What changed, and what did not
The year-round season is the headliner. It changed the calendar in a big way. The end of harvest reporting is another clean shift. Those two points make coyote hunting in Delaware easier to follow than it used to be.
Still, the bones of the law did not suddenly turn soft. Delaware still limits legal weapons. Delaware still bars night hunting for coyotes. Delaware still keeps Sunday hunting narrow. Delaware still ties orange to deer firearm seasons. Delaware still asks public-land hunters to pay close attention to tract maps and vehicle access rules.
That mix is what trips people up. A hunter sees “year-round” and thinks the rest of the road must be wide open too. It is not. The season is broad, but the method, time, and place rules still work like gate hinges. They decide whether the door swings or stays shut.
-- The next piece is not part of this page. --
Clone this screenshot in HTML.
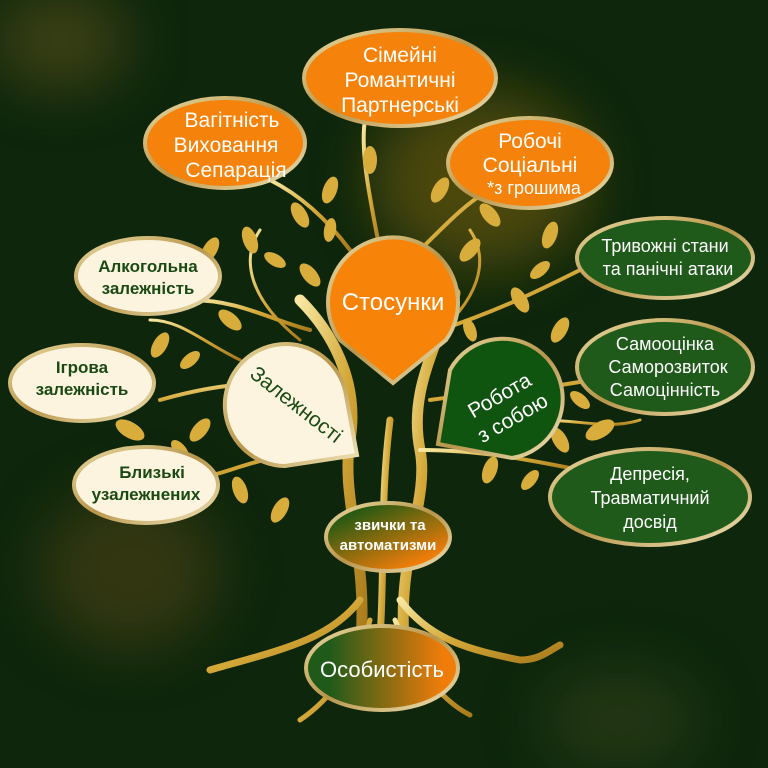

A plain way to stay on the right side of Delaware law
If you want the short field version, here it is in one sweep. Get your Delaware hunting license, or your LEN if you are exempt. Make sure you have hunter education if the state says you need it. Hunt coyotes in daylight only. Plan for Monday through Saturday, not Sunday. Use only the weapons Delaware lists for coyotes. During deer firearm seasons, wear blaze orange and use only a firearm that also fits the deer rules for that season, while still remembering that handguns and straight-walled pistol-caliber rifles stay barred for coyotes. On public land, read the tract map first and deal with the Conservation Access Pass before the tires hit the lot.
That sounds like a long sentence, but in the field it breaks into a few clean checks. License. Hours. Day of week. Gun. Orange. Access. Once those are in order, the hunt can be about the wind again.
And that is how Delaware coyote law feels once you strip away the noise. It is not a swamp of hidden traps. It is more like a row of fence posts across a flat field. You may not love where every post stands, but you can see them. Step between the right ones, and your hunt stays clean from the first call to the walk back to the truck.